Brown will be paid a base salary of $750,000 per year, but his total annual package, including money from Nike and the media company Learfield and “supplemental compensation,” comes to just shy of $4 million.
He finally will get to move into the office he saw built but did not stay long enough to occupy.
Besides a respectable 69-46-1 game record, that despite 1-10 records in the first two years, Brown left UNC as it was putting the finishing touches on a grandstand enclosure in the west end zone and a first-class players’ facility and football museum behind it. He is credited with a major role in the private fundraising for the building. The Tar Heels finished that year ranked sixth nationally.
Coaches often are measured by their success against their most serious rivals, and Brown was very, very good in North Carolina. After the initial losing seasons, his teams lost only three times in 24 games against N.C. State, Duke and Wake Forest over eight years.
There was considerable discord among the Carolina faithful when Brown announced he was leaving after Texas fired John Mackovic in 1997. In early December, he told his players he was happy here and would not be leaving; his subsequent decision to take the job surprised a lot of people, and at one point Brown said publicly that he was upset with things football fans said about him and his family. (Brown’s departure came less than two months after basketball legend Dean Smith surprised UNC with his retirement.)
He was bound for more accolades at one of college football’s premier addresses. Brown won 158 games and lost 48 at Texas. The national title came in an undefeated 2005 season. The Longhorns also played in the title game in 2009. Prior to his time in Chapel Hill, Brown was head coach at Appalachian State and Tulane. His overall record as a head coach is 244-122-1, making him the 10th-biggest winner all-time in the game’s top division. He won more games than any college coach in the country over a 24-year period from 1990 to 2013.
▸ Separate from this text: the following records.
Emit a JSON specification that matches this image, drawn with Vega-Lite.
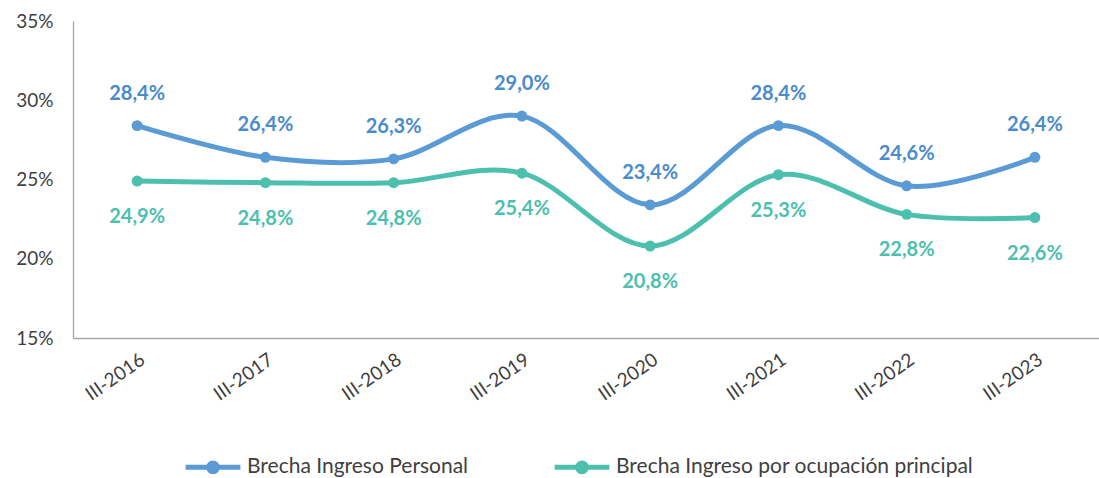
{
  "$schema": "https://vega.github.io/schema/vega-lite/v6.json",
  "width": 1026,
  "height": 317,
  "autosize": {"type": "none"},
  "padding": {"left": 73, "top": 21, "right": 0, "bottom": 140},
  "config": {
    "view": {"stroke": null},
    "font": "Lato",
    "locale": {"number": {"decimal": ",", "thousands": ".", "grouping": [3], "currency": ["", ""]}}
  },
  "data": {
    "values": [
      {"periodo": "III-2016", "serie": "Brecha Ingreso Personal", "valor": 0.284},
      {"periodo": "III-2017", "serie": "Brecha Ingreso Personal", "valor": 0.264},
      {"periodo": "III-2018", "serie": "Brecha Ingreso Personal", "valor": 0.263},
      {"periodo": "III-2019", "serie": "Brecha Ingreso Personal", "valor": 0.290},
      {"periodo": "III-2020", "serie": "Brecha Ingreso Personal", "valor": 0.234},
      {"periodo": "III-2021", "serie": "Brecha Ingreso Personal", "valor": 0.284},
      {"periodo": "III-2022", "serie": "Brecha Ingreso Personal", "valor": 0.246},
      {"periodo": "III-2023", "serie": "Brecha Ingreso Personal", "valor": 0.264},
      {"periodo": "III-2016", "serie": "Brecha Ingreso por ocupación principal", "valor": 0.249},
      {"periodo": "III-2017", "serie": "Brecha Ingreso por ocupación principal", "valor": 0.248},
      {"periodo": "III-2018", "serie": "Brecha Ingreso por ocupación principal", "valor": 0.248},
      {"periodo": "III-2019", "serie": "Brecha Ingreso por ocupación principal", "valor": 0.254},
      {"periodo": "III-2020", "serie": "Brecha Ingreso por ocupación principal", "valor": 0.208},
      {"periodo": "III-2021", "serie": "Brecha Ingreso por ocupación principal", "valor": 0.253},
      {"periodo": "III-2022", "serie": "Brecha Ingreso por ocupación principal", "valor": 0.228},
      {"periodo": "III-2023", "serie": "Brecha Ingreso por ocupación principal", "valor": 0.226}
    ]
  },
  "encoding": {
    "x": {
      "field": "periodo", "type": "ordinal",
      "scale": {"type": "point", "padding": 0.5},
      "axis": {
        "title": null, "labelAngle": -35, "labelFontSize": 19, "labelColor": "#404040",
        "domainColor": "#A6A6A6", "domainWidth": 1.3, "ticks": false, "labelPadding": 12,
        "labelFont": "Lato"
      }
    },
    "y": {
      "field": "valor", "type": "quantitative",
      "scale": {"domain": [0.15, 0.35], "nice": false},
      "axis": {
        "title": null, "format": ".0%", "values": [0.15, 0.2, 0.25, 0.3, 0.35],
        "grid": false, "ticks": false, "labelFontSize": 19, "labelColor": "#404040",
        "domainColor": "#A6A6A6", "domainWidth": 1.3, "labelPadding": 20, "labelFont": "Lato"
      }
    },
    "color": {
      "field": "serie", "type": "nominal",
      "scale": {
        "domain": ["Brecha Ingreso Personal", "Brecha Ingreso por ocupación principal"],
        "range": ["#5B9BD5", "#4DBFAE"]
      },
      "legend": {
        "title": null, "orient": "none", "direction": "horizontal",
        "legendX": 110, "legendY": 416,
        "labelFontSize": 21, "labelColor": "#404040", "labelFont": "Lato", "labelLimit": 0,
        "symbolType": "M-1,0L1,0M0.16,0A0.16,0.16 0 1,1 -0.16,0A0.16,0.16 0 1,1 0.16,0",
        "symbolSize": 3000, "symbolStrokeWidth": 5, "columnPadding": 75,
        "labelOffset": 4
      }
    }
  },
  "layer": [
    {
      "mark": {"type": "line", "interpolate": "cardinal", "strokeWidth": 5, "strokeCap": "round"}
    },
    {
      "mark": {"type": "point", "filled": true, "opacity": 1, "size": 120}
    },
    {
      "transform": [{"filter": "datum.serie === 'Brecha Ingreso Personal'"}],
      "mark": {"type": "text", "dy": -32, "fontSize": 20, "fontWeight": "bold"},
      "encoding": {
        "text": {"field": "valor", "type": "quantitative", "format": ".1%"},
        "color": {"value": "#4A8BCB"}
      }
    },
    {
      "transform": [{"filter": "datum.serie !== 'Brecha Ingreso Personal'"}],
      "mark": {"type": "text", "dy": 36, "fontSize": 20, "fontWeight": "bold"},
      "encoding": {
        "text": {"field": "valor", "type": "quantitative", "format": ".1%"},
        "color": {"value": "#4DBFAE"}
      }
    }
  ]
}
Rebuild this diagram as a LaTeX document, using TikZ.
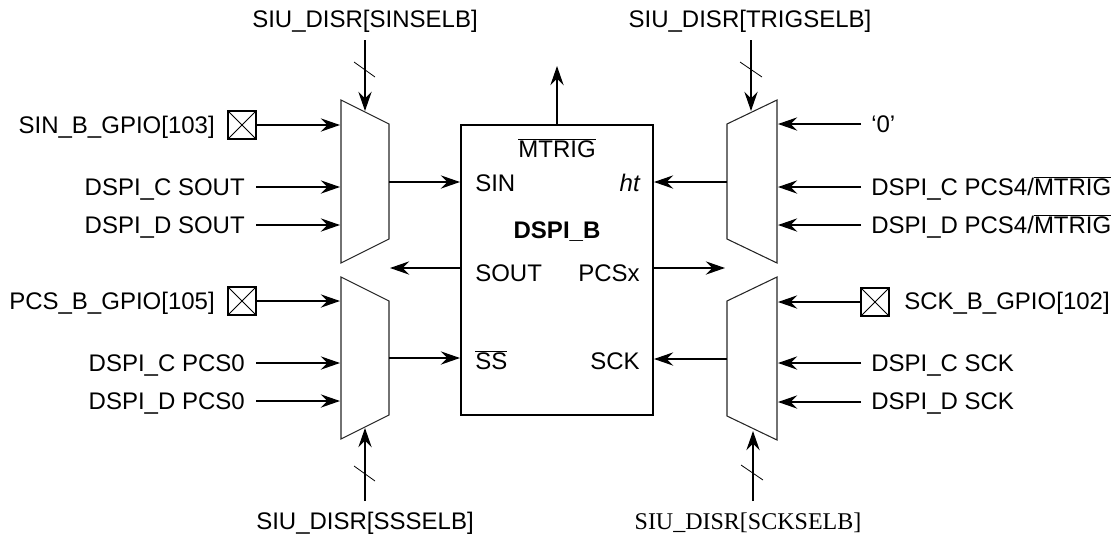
\documentclass[tikz,border=0pt]{standalone}
\usepackage{fontspec}
\setmainfont{Liberation Sans}
\newfontfamily\serifFnt{Liberation Serif}
\usetikzlibrary{arrows.meta,shapes.misc}
\tikzset{
  sigLine/.style={line width=1.5pt,-{Stealth[length=14.5pt,width=10pt,inset=5pt]}},
  muxLine/.style={line width=.8pt,draw=black!85},
  tickLine/.style={line width=.6pt},
  blockBox/.style={draw,line width=1.5pt,minimum width=144pt,minimum height=217.5pt,inner sep=0pt},
  pinBox/.style={draw,cross out,line width=.6pt,minimum size=21pt,inner sep=0pt},
  pinFrame/.style={draw,line width=1.5pt,minimum size=21pt,inner sep=0pt},
  lblTxt/.style={font=\fontsize{18}{22}\selectfont,inner sep=0pt},
  lblL/.style={lblTxt,anchor=mid west,yshift=-4pt},
  lblR/.style={lblTxt,anchor=mid east,yshift=-4pt}
}
\newcommand{\ovl}[1]{$\overline{\mbox{#1}}$}
\begin{document}
\begin{tikzpicture}[x=.75pt,y=-.75pt]

\useasboundingbox (0,0) rectangle (1114,536);

% block
\node[blockBox] (DSPIB) at (557,270) {};

% muxes
\draw[muxLine] (341,100) -- (389,124) -- (389,239) -- (341,263) -- cycle;
\draw[muxLine] (341,277) -- (389,301) -- (389,415) -- (341,439) -- cycle;
\draw[muxLine] (777,100) -- (727,124) -- (727,239) -- (777,263) -- cycle;
\draw[muxLine] (777,277) -- (727,301) -- (727,416) -- (777,440) -- cycle;

% pins
\node[pinBox] (PinSin) at (242,125) {};
\node[pinFrame] at (PinSin) {};
\node[pinBox] (PinPcs) at (242,301) {};
\node[pinFrame] at (PinPcs) {};
\node[pinBox] (PinSck) at (875,302) {};
\node[pinFrame] at (PinSck) {};

% labels, left
\node[lblR] (SinGpio) at (215,125) {SIN\_B\_GPIO[103]};
\node[lblR] (CSout) at (245,187) {DSPI\_C SOUT};
\node[lblR] (DSout) at (245,225) {DSPI\_D SOUT};
\node[lblR] (PcsGpio) at (215,301) {PCS\_B\_GPIO[105]};
\node[lblR] (CPcs) at (245,363) {DSPI\_C PCS0};
\node[lblR] (DPcs) at (245,401) {DSPI\_D PCS0};

% labels, right
\node[lblL] (Zero) at (871,124) {`0'};
\node[lblL] (CTrig) at (871,187) {DSPI\_C PCS4/\ovl{MTRIG}};
\node[lblL] (DTrig) at (871,225) {DSPI\_D PCS4/\ovl{MTRIG}};
\node[lblL] (SckGpio) at (904,301) {SCK\_B\_GPIO[102]};
\node[lblL] (CSck) at (871,363) {DSPI\_C SCK};
\node[lblL] (DSck) at (871,401) {DSPI\_D SCK};

% labels, select
\node[lblTxt] (SelSin) at (365,21) {SIU\_DISR[SINSELB]};
\node[lblTxt] (SelTrig) at (750,21) {SIU\_DISR[TRIGSELB]};
\node[lblTxt] (SelSs) at (365,523) {SIU\_DISR[SSSELB]};
\node[lblTxt,font=\fontsize{18}{22}\serifFnt] (SelSck) at (748,523) {SIU\_DISR[SCKSELB]};

% labels, block
\node[lblTxt] (Mtrig) at (557,148) {\ovl{MTRIG}};
\node[lblTxt,font=\fontsize{18}{22}\selectfont\bfseries] (Name) at (557,232) {DSPI\_B};
\node[lblL] (Sin) at (475,183) {SIN};
\node[lblR] (Ht) at (640,183) {\itshape ht};
\node[lblL] (Sout) at (475,273) {SOUT};
\node[lblR] (Pcsx) at (640,273) {PCSx};
\node[lblL] (Ss) at (475,361) {\ovl{SS}};
\node[lblR] (Sck) at (640,361) {SCK};

% free ends on the muxes
\coordinate (a1) at (340,125);
\coordinate (a2) at (340,187);
\coordinate (a3) at (340,225);
\coordinate (a4) at (389,182);
\coordinate (b1) at (340,301);
\coordinate (b2) at (340,363);
\coordinate (b3) at (340,401);
\coordinate (b4) at (389,358);
\coordinate (c1) at (778,124);
\coordinate (c2) at (778,187);
\coordinate (c3) at (778,225);
\coordinate (c4) at (727,182);
\coordinate (d1) at (778,302);
\coordinate (d2) at (778,363);
\coordinate (d3) at (778,402);
\coordinate (d4) at (727,359);

% left inputs
\draw[sigLine] (PinSin.east) -- (a1);
\draw[sigLine] (256,187) coordinate (a2s) -- (a2);
\draw[sigLine] (256,225) coordinate (a3s) -- (a3);
\draw[sigLine] (PinPcs.east) -- (b1);
\draw[sigLine] (256,363) coordinate (b2s) -- (b2);
\draw[sigLine] (256,401) coordinate (b3s) -- (b3);

% right inputs
\draw[sigLine] (861,124) coordinate (c1s) -- (c1);
\draw[sigLine] (861,187) coordinate (c2s) -- (c2);
\draw[sigLine] (861,225) coordinate (c3s) -- (c3);
\draw[sigLine] (PinSck.west) -- (d1);
\draw[sigLine] (861,363) coordinate (d2s) -- (d2);
\draw[sigLine] (861,402) coordinate (d3s) -- (d3);

% mux outputs
\draw[sigLine] (a4) -- (a4 -| DSPIB.west);
\draw[sigLine] (b4) -- (b4 -| DSPIB.west);
\draw[sigLine] (c4) -- (c4 -| DSPIB.east);
\draw[sigLine] (d4) -- (d4 -| DSPIB.east);

% block outputs
\coordinate (MtrigEnd) at (557,66);
\coordinate (SoutEnd) at (390,268);
\coordinate (PcsEnd) at (725,268);
\draw[sigLine] (DSPIB.north) -- (MtrigEnd);
\draw[sigLine] (SoutEnd -| DSPIB.west) -- (SoutEnd);
\draw[sigLine] (PcsEnd -| DSPIB.east) -- (PcsEnd);

% selects
\coordinate (s1) at (365,111);
\coordinate (s2) at (751,111);
\coordinate (s3) at (365,428);
\coordinate (s4) at (753,431);
\draw[sigLine] (365,40) coordinate (s1s) -- (s1);
\draw[sigLine] (751,40) coordinate (s2s) -- (s2);
\draw[sigLine] (365,501) coordinate (s3s) -- (s3);
\draw[sigLine] (753,501) coordinate (s4s) -- (s4);
\draw[tickLine] (354,62) -- (375,77);
\draw[tickLine] (740,62) -- (762,77);
\draw[tickLine] (354,466) -- (375,481);
\draw[tickLine] (741,465) -- (763,480);

\end{tikzpicture}
\end{document}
His only losing record at Texas, and only failure to make a bowl game, came in 2010. Brown’s annual salary was about $5 million in his last season at Texas.
He said he has not talked with anybody about joining his staff. He was scheduled to meet with his players Tuesday afternoon and said he also was being mentored by some of the members of his first teams at Carolina.
Brown handed gratitude to John Swofford ’71, the athletics director who hired him here and now is commissioner of the ACC.
“John Swofford gave me an opportunity here when we weren’t great at Tulane,” Brown said. “So he took a chance, and it was a huge chance. And it took us a while to get fixed and I remember, bless his heart, Woody Durham [’63] asked me after a ball game the year we were 6-4-1, I think, maybe the third year, he said, ‘Are you going to get this fixed?’ And it just popped out, I said, ‘Yes, I don’t know when, but I know it’s going to be fixed now because we’re getting good.’ ”
UNC reported that 80 percent of his players at UNC earned their degrees; that at Texas, more than a third of his players earned 3.0 grade point averages and were named to the Big 12 honor rolls; and that from 2006 to 2013, Texas placed a league-high 159 players on the Academic All-Big 12 team, 35 more than any other school.
UNC has not had a head coach leave of his own volition since Brown. The University has in that time released Carl Torbush, John Bunting ’72 and Butch Davis.
Four of Fedora’s seven teams had winning records, but after consecutive years of three and two wins, his record at Carolina was 45-43 overall and 28-28 against Atlantic Coast Conference opponents. He was let go Nov. 25, the day after an overtime loss to N.C. State.